Check each line of the material. Copy those containing "this".

------ RECORD SET ------

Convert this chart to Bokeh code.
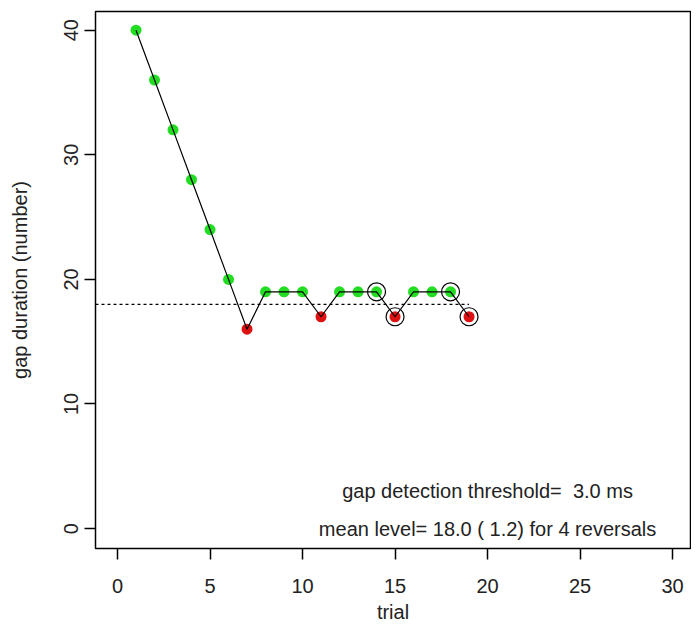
from bokeh.plotting import figure
from bokeh.models import Range1d, FixedTicker, ColumnDataSource
from bokeh.core.properties import value
from bokeh.embed import file_html
from bokeh.resources import INLINE

# ---- data ----
trials = list(range(1, 20))
levels = [40, 36, 32, 28, 24, 20, 16, 19, 19, 19, 17, 19, 19, 19, 17, 19, 19, 19, 17]
responses = ["g", "g", "g", "g", "g", "g", "r", "g", "g", "g", "r", "g", "g", "g", "r", "g", "g", "g", "r"]
reversal_trials = [14, 15, 18, 19]
mean_level = 18.0
x_ticks = [0, 5, 10, 15, 20, 25, 30]
y_ticks = [0, 10, 20, 30, 40]
annot_lines = ["gap detection threshold=\u00a0 3.0 ms",
               "mean level= 18.0 ( 1.2) for 4 reversals"]
annot_x = [20, 20]
annot_y = [3, 0]

FONT = "Liberation Sans"
FS = "20px"
GREEN = "#22dd22"
RED = "#dd1111"

colors = [GREEN if r == "g" else RED for r in responses]
rev_levels = [levels[trials.index(t)] for t in reversal_trials]

p = figure(width=691, height=629, output_backend="svg", toolbar_location=None,
           x_range=Range1d(-1.19, 30.97), y_range=Range1d(-1.6, 41.5),
           min_border_left=95, min_border_right=1, min_border_top=11, min_border_bottom=81,
           background_fill_color="white", border_fill_color="white")
p.grid.visible = False
p.outline_line_color = "black"
p.outline_line_width = 1.5

for ax in (p.xaxis[0], p.yaxis[0]):
    ax.axis_line_color = None
    ax.major_tick_in = 0
    ax.major_tick_out = 11
    ax.major_tick_line_color = "black"
    ax.major_tick_line_width = 1.5
    ax.minor_tick_line_color = None
    ax.major_label_text_font = FONT
    ax.major_label_text_font_size = FS
    ax.major_label_text_color = "#222222"
    ax.axis_label_text_font = FONT
    ax.axis_label_text_font_size = FS
    ax.axis_label_text_font_style = "normal"
    ax.axis_label_text_color = "#222222"

p.xaxis.ticker = FixedTicker(ticks=x_ticks)
p.yaxis.ticker = FixedTicker(ticks=y_ticks)
p.xaxis.axis_label = "trial"
p.yaxis.axis_label = "gap duration (number)"
p.yaxis.major_label_orientation = "vertical"
p.xaxis.major_label_standoff = 19
p.yaxis.major_label_standoff = 6
p.xaxis.axis_label_standoff = 5
p.yaxis.axis_label_standoff = 31

# dotted mean level
p.line(x=[-1.19, trials[-1]], y=[mean_level, mean_level], line_color="black",
       line_width=1.2, line_dash="3 3")

src = ColumnDataSource(dict(x=trials, y=levels, c=colors))
p.scatter(x="x", y="y", source=src, size=11, fill_color="c", line_color="c", line_width=0)
p.line(x="x", y="y", source=src, line_color="black", line_width=1.2)
p.scatter(x=reversal_trials, y=rev_levels, size=18, fill_color=None,
          line_color="black", line_width=1.2)

p.text(x=annot_x, y=annot_y, text=annot_lines, text_align="center", text_baseline="middle",
       text_font=value(FONT), text_font_size=FS, text_color="#222222")

open("out.html", "w").write(file_html(p, INLINE))
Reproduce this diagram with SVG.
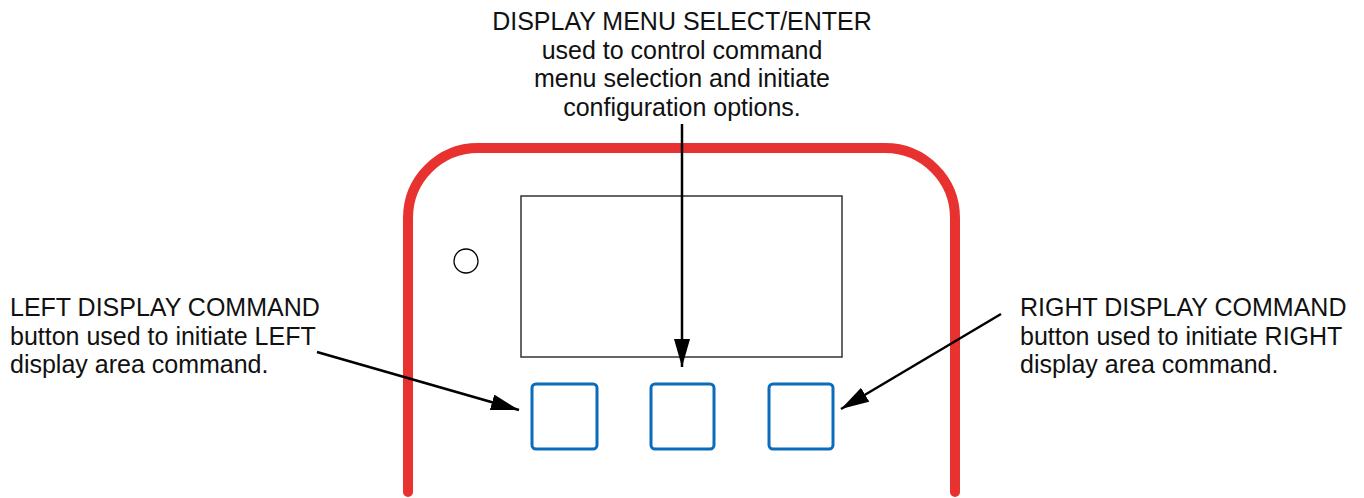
<svg xmlns="http://www.w3.org/2000/svg" width="1364" height="498" viewBox="0 0 1364 498">
<style>
text{font-family:"Liberation Sans",Arial,sans-serif;font-size:25px;fill:#111}
.btn{fill:none;stroke:#0b6cbb;stroke-width:3}
.lead{stroke:#000;stroke-width:2.5;fill:none;marker-end:url(#ah)}
</style>
<defs>
<marker id="ah" markerUnits="userSpaceOnUse" viewBox="0 0 28 16" markerWidth="28" markerHeight="16" refX="28" refY="8" orient="auto">
<path d="M0,0 L28,8 L0,16 Z" fill="#000"/>
</marker>
</defs>
<rect width="1364" height="498" fill="#fff"/>
<g id="housing">
<path d="M408,492 V218 A70,70 0 0 1 478,148 H885 A70,70 0 0 1 955,218 V492" fill="none" stroke="#e8322f" stroke-width="10" stroke-linecap="round"/>
</g>
<g id="display"><rect x="521" y="196" width="321" height="161" fill="none" stroke="#333" stroke-width="1.5"/></g>
<g id="indicator"><circle cx="466" cy="261" r="12" fill="none" stroke="#000" stroke-width="1.3"/></g>
<g id="btn-left"><rect class="btn" x="532" y="384" width="65" height="65" rx="4"/></g>
<g id="btn-center"><rect class="btn" x="651" y="384" width="63" height="65" rx="4"/></g>
<g id="btn-right"><rect class="btn" x="769" y="384" width="64" height="65" rx="4"/></g>
<g id="label-top">
<text x="682" y="30" text-anchor="middle">DISPLAY MENU SELECT/ENTER</text>
<text x="682" y="58.7" text-anchor="middle">used to control command</text>
<text x="682" y="87.3" text-anchor="middle">menu selection and initiate</text>
<text x="682" y="116" text-anchor="middle">configuration options.</text>
</g>
<g id="label-left">
<text x="10" y="316">LEFT DISPLAY COMMAND</text>
<text x="10" y="344.5">button used to initiate LEFT</text>
<text x="10" y="373">display area command.</text>
</g>
<g id="label-right">
<text x="1020" y="316">RIGHT DISPLAY COMMAND</text>
<text x="1020" y="344.5">button used to initiate RIGHT</text>
<text x="1020" y="373">display area command.</text>
</g>
<g id="connectors">
<line class="lead" x1="682" y1="124" x2="682" y2="367"/>
<line class="lead" x1="317" y1="352" x2="519" y2="410"/>
<line class="lead" x1="1001" y1="314" x2="841" y2="409"/>
</g>
</svg>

------

TASK RESULT -
Convert this chart to Bokeh code.
Reproduce this diagram with SVG.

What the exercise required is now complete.